# SHORT TASK
Starting at the first line of the entries, extract each line up to and including the one that contains "0.508, 0.518, 0.534, 0.553, 0.570, 0.580, 0.579, 0.575, 0.572]", but leave out the pictures.

# SUPPLIED DATA

-- Start --

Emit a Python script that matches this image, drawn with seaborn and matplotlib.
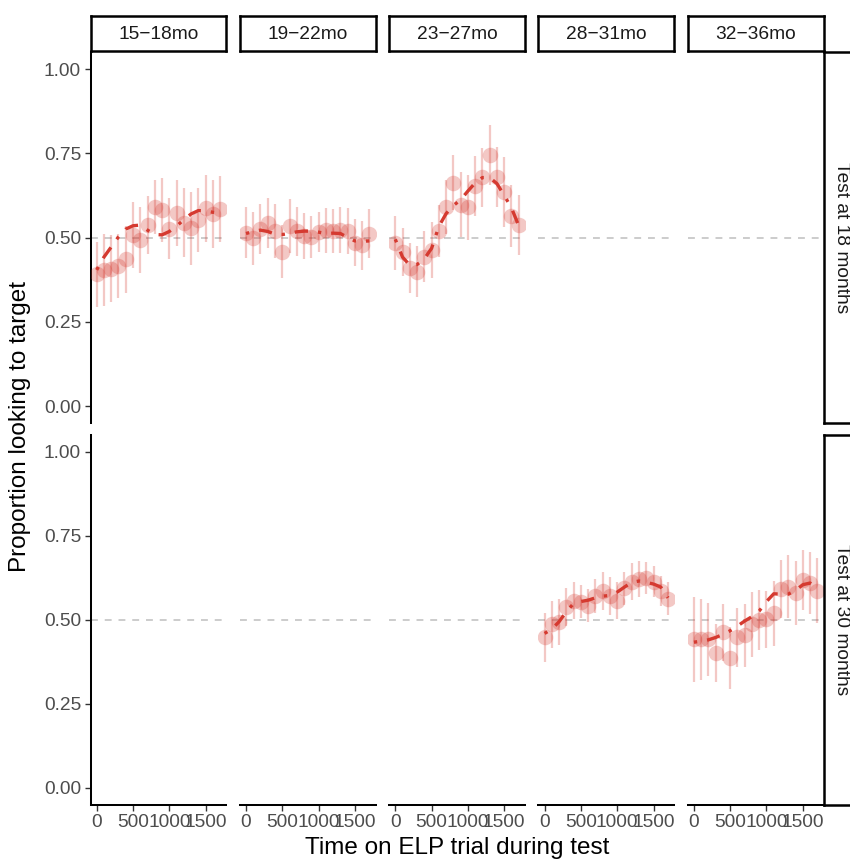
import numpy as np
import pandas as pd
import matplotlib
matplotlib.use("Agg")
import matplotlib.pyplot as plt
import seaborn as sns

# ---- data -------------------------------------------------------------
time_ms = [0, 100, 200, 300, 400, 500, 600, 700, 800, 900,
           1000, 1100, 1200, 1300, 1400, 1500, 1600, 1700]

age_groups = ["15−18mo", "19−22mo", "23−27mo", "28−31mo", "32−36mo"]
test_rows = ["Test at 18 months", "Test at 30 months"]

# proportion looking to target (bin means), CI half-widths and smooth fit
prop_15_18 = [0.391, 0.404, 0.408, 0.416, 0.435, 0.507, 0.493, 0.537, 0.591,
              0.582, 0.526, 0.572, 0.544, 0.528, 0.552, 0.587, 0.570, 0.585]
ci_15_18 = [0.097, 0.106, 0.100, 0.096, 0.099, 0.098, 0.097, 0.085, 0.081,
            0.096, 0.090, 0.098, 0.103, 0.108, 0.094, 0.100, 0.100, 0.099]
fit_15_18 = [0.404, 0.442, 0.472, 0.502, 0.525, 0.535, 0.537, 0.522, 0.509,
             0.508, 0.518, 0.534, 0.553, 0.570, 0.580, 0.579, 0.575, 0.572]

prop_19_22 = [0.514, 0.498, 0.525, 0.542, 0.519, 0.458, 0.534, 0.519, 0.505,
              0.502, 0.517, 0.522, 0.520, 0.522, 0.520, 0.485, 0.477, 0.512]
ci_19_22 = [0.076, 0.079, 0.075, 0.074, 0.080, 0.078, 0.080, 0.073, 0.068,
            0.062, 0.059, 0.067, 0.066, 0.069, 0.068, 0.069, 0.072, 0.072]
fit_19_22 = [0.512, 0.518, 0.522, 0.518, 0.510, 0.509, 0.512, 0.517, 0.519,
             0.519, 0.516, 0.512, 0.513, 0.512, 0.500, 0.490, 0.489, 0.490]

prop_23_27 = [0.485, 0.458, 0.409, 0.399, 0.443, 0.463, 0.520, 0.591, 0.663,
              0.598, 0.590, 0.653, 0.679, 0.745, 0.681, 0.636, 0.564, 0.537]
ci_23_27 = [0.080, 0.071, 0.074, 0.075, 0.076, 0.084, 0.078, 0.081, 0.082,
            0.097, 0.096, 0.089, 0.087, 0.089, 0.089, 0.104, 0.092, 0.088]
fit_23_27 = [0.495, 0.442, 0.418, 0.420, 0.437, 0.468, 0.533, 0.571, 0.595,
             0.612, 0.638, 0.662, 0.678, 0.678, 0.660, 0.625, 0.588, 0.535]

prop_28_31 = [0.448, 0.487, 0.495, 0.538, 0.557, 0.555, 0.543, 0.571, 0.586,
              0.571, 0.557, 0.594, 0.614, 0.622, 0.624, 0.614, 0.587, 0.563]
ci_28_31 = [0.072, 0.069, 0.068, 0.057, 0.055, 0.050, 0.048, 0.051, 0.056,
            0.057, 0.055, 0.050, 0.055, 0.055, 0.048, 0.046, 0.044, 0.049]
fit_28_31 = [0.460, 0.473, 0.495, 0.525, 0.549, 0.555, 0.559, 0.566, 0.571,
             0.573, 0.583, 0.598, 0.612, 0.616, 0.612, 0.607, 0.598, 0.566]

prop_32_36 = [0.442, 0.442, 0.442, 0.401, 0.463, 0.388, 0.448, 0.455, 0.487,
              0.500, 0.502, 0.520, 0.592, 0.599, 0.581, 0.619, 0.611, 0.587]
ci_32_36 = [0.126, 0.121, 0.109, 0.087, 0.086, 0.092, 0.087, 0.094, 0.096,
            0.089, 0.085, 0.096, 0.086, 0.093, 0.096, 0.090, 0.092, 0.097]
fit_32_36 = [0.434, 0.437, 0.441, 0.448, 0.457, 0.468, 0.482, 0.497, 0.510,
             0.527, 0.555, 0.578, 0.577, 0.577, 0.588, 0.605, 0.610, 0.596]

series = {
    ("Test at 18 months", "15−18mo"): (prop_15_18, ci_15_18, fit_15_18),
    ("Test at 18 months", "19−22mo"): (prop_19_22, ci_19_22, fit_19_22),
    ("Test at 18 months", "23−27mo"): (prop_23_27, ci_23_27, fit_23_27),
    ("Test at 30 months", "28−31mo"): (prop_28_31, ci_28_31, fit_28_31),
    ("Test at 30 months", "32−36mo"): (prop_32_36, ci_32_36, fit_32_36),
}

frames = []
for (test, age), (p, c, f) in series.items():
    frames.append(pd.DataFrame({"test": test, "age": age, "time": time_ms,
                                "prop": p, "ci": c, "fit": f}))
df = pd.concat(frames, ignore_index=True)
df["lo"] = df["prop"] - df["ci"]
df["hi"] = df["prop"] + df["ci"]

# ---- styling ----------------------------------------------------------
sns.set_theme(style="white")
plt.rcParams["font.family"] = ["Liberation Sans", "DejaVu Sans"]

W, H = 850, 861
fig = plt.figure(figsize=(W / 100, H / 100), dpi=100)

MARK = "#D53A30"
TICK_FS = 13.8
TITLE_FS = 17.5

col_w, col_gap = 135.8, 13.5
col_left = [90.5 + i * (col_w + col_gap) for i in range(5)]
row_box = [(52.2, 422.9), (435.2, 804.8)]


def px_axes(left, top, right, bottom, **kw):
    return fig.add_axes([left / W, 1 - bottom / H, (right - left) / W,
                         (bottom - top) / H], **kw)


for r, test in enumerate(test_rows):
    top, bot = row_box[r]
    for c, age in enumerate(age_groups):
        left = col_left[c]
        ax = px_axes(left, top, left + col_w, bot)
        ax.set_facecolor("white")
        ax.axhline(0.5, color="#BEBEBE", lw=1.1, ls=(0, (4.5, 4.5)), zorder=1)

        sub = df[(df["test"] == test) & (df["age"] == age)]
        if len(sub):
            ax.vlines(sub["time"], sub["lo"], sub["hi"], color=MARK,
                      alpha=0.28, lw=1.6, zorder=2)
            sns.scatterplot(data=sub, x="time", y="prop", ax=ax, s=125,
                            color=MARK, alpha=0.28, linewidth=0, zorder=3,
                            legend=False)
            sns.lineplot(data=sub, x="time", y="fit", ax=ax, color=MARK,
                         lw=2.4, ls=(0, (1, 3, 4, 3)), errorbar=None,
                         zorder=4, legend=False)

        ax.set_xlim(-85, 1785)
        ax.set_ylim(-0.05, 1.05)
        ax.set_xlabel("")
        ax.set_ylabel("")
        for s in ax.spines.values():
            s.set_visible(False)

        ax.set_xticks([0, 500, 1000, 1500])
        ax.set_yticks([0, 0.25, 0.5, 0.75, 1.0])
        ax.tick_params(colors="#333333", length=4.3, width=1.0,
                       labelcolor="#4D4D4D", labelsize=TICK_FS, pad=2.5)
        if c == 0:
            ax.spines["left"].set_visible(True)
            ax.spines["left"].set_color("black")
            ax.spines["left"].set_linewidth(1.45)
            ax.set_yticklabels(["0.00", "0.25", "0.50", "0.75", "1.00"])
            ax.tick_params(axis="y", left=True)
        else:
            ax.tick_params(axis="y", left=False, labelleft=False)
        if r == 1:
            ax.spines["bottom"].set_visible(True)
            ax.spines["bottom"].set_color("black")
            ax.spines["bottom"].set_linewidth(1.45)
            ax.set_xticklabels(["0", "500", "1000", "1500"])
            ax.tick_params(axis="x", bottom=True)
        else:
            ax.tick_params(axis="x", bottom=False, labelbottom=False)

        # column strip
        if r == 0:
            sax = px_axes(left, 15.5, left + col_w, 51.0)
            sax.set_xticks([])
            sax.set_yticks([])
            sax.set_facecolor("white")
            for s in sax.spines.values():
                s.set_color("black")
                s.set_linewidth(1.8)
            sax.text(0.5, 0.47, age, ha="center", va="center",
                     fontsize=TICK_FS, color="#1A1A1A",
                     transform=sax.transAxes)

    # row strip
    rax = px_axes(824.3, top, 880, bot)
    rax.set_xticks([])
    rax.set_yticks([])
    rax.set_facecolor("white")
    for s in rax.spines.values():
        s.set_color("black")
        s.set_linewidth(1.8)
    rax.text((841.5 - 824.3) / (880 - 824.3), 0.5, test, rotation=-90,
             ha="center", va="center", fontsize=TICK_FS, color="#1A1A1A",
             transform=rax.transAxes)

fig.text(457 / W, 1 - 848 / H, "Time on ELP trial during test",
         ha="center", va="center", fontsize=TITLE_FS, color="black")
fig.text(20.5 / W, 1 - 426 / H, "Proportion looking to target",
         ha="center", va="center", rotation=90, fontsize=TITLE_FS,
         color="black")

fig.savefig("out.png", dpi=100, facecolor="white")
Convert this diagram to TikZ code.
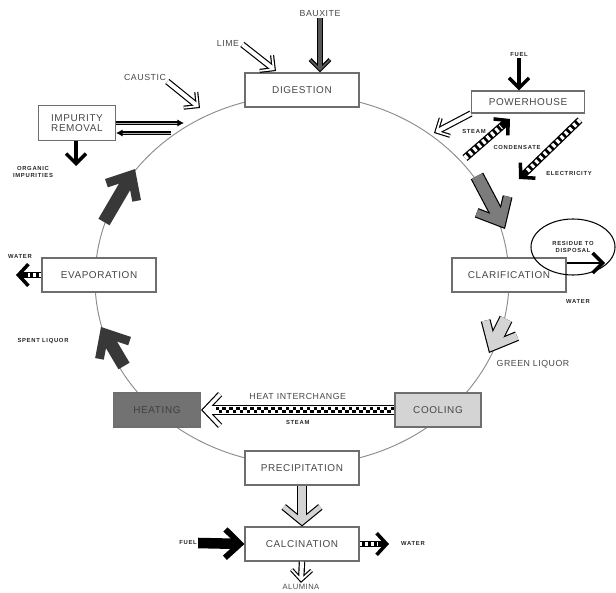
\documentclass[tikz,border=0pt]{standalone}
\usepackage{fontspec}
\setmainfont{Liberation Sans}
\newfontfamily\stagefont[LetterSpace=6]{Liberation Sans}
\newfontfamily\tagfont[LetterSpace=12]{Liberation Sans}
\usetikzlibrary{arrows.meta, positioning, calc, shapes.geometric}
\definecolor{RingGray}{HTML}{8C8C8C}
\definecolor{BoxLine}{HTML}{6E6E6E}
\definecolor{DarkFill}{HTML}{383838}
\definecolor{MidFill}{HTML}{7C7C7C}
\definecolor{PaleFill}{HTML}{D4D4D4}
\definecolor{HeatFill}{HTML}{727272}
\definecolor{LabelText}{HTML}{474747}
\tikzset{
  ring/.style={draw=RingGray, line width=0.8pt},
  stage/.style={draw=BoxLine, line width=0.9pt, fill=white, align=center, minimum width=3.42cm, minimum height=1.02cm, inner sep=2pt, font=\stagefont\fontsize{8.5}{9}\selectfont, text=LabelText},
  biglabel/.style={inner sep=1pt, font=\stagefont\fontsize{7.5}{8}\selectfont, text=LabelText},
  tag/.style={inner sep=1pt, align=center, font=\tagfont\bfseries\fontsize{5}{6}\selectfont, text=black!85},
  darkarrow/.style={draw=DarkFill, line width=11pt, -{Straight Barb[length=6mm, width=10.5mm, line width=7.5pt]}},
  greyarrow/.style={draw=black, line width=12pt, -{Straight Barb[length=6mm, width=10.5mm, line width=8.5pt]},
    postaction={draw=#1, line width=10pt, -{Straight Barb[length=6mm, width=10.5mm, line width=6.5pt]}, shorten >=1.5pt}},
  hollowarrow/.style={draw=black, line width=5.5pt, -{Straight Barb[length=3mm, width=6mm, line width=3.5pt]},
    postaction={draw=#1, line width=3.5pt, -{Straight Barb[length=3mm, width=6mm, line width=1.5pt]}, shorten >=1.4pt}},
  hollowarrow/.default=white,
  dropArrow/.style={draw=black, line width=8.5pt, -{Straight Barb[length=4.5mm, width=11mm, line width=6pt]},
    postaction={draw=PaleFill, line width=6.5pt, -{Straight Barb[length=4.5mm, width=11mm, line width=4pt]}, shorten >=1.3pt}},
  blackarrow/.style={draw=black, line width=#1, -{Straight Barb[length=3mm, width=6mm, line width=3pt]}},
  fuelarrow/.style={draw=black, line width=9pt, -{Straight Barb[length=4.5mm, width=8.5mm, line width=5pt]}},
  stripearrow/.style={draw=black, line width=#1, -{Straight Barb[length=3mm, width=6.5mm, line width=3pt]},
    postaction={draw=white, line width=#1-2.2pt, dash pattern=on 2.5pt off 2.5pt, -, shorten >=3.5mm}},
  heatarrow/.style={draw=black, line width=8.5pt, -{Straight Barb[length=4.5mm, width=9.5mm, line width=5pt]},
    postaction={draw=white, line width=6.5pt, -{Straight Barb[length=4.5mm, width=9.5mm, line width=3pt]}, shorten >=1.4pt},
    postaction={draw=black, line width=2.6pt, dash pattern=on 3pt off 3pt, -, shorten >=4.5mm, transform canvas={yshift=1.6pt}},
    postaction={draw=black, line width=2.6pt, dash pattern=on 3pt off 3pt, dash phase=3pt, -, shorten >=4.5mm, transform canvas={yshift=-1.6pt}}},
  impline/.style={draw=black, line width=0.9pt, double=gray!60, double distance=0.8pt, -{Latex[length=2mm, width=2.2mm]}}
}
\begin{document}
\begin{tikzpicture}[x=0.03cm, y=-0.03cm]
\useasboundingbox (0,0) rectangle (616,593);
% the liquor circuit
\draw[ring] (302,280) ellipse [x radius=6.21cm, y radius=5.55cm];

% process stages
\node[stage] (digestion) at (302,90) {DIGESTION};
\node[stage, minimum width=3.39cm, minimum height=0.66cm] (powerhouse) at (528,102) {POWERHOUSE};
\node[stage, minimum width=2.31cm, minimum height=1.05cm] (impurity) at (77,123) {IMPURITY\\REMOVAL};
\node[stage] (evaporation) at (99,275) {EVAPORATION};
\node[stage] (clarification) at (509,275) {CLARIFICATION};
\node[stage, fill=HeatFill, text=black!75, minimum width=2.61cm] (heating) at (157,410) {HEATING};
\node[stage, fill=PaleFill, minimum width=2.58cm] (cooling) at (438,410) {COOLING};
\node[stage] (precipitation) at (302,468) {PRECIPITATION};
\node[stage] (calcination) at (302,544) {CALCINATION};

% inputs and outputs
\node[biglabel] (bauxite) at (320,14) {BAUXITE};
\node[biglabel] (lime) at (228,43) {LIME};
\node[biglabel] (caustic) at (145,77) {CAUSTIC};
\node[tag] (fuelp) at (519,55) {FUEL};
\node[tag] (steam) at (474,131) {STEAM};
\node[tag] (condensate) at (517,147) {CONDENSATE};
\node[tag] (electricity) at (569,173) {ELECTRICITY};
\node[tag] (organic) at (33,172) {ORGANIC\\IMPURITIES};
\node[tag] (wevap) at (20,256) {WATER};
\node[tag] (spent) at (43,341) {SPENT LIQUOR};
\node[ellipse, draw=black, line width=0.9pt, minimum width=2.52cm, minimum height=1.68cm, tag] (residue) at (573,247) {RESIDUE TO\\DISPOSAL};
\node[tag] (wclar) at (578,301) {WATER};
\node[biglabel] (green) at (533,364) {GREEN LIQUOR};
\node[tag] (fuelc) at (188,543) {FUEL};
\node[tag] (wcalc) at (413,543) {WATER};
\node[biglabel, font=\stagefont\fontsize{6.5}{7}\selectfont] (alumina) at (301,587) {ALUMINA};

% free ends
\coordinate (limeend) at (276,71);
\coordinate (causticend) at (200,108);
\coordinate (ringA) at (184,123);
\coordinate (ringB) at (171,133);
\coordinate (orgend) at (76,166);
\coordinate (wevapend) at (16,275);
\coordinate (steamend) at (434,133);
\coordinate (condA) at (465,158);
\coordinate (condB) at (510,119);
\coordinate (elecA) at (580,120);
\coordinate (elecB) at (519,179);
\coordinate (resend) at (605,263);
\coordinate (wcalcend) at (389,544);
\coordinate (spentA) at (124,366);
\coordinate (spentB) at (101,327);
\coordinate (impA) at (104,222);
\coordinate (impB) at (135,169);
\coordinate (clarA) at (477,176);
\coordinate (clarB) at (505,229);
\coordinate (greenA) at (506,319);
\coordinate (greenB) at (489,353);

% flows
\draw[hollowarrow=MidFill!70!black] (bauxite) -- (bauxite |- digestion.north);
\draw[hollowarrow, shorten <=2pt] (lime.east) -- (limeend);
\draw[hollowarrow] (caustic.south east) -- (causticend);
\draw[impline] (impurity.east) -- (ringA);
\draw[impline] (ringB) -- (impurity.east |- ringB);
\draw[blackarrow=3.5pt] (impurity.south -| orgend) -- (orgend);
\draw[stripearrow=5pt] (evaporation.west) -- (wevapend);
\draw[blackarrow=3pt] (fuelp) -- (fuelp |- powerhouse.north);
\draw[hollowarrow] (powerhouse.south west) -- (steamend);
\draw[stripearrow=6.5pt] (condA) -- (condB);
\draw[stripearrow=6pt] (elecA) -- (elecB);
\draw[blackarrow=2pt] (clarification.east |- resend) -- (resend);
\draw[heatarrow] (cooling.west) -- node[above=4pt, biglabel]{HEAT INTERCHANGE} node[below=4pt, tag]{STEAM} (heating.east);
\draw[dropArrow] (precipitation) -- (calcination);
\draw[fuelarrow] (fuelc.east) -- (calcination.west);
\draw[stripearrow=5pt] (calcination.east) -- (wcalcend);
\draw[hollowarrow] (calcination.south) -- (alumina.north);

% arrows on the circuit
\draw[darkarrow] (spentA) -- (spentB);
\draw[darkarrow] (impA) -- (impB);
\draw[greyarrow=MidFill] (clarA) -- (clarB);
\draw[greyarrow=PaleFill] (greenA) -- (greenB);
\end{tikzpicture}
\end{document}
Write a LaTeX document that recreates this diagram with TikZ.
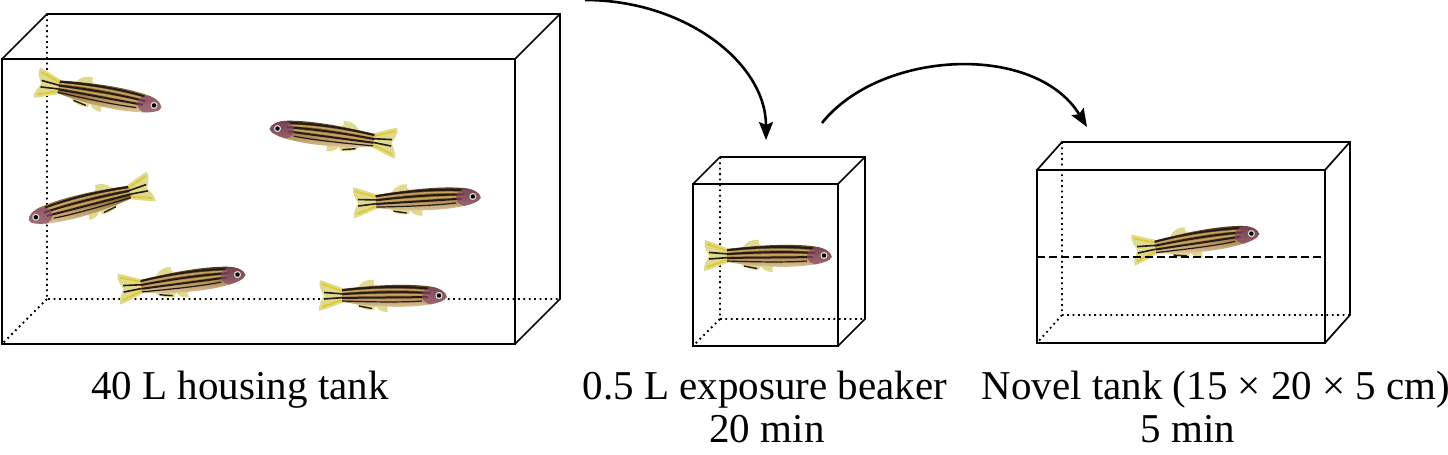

-- End --

# SOLUTION TO THE EXERCISE
Emit a Python script that matches this image, drawn with seaborn and matplotlib.
import numpy as np
import pandas as pd
import matplotlib
matplotlib.use("Agg")
import matplotlib.pyplot as plt
import seaborn as sns

# ---- data -------------------------------------------------------------
time_ms = [0, 100, 200, 300, 400, 500, 600, 700, 800, 900,
           1000, 1100, 1200, 1300, 1400, 1500, 1600, 1700]

age_groups = ["15−18mo", "19−22mo", "23−27mo", "28−31mo", "32−36mo"]
test_rows = ["Test at 18 months", "Test at 30 months"]

# proportion looking to target (bin means), CI half-widths and smooth fit
prop_15_18 = [0.391, 0.404, 0.408, 0.416, 0.435, 0.507, 0.493, 0.537, 0.591,
              0.582, 0.526, 0.572, 0.544, 0.528, 0.552, 0.587, 0.570, 0.585]
ci_15_18 = [0.097, 0.106, 0.100, 0.096, 0.099, 0.098, 0.097, 0.085, 0.081,
            0.096, 0.090, 0.098, 0.103, 0.108, 0.094, 0.100, 0.100, 0.099]
fit_15_18 = [0.404, 0.442, 0.472, 0.502, 0.525, 0.535, 0.537, 0.522, 0.509,
             0.508, 0.518, 0.534, 0.553, 0.570, 0.580, 0.579, 0.575, 0.572]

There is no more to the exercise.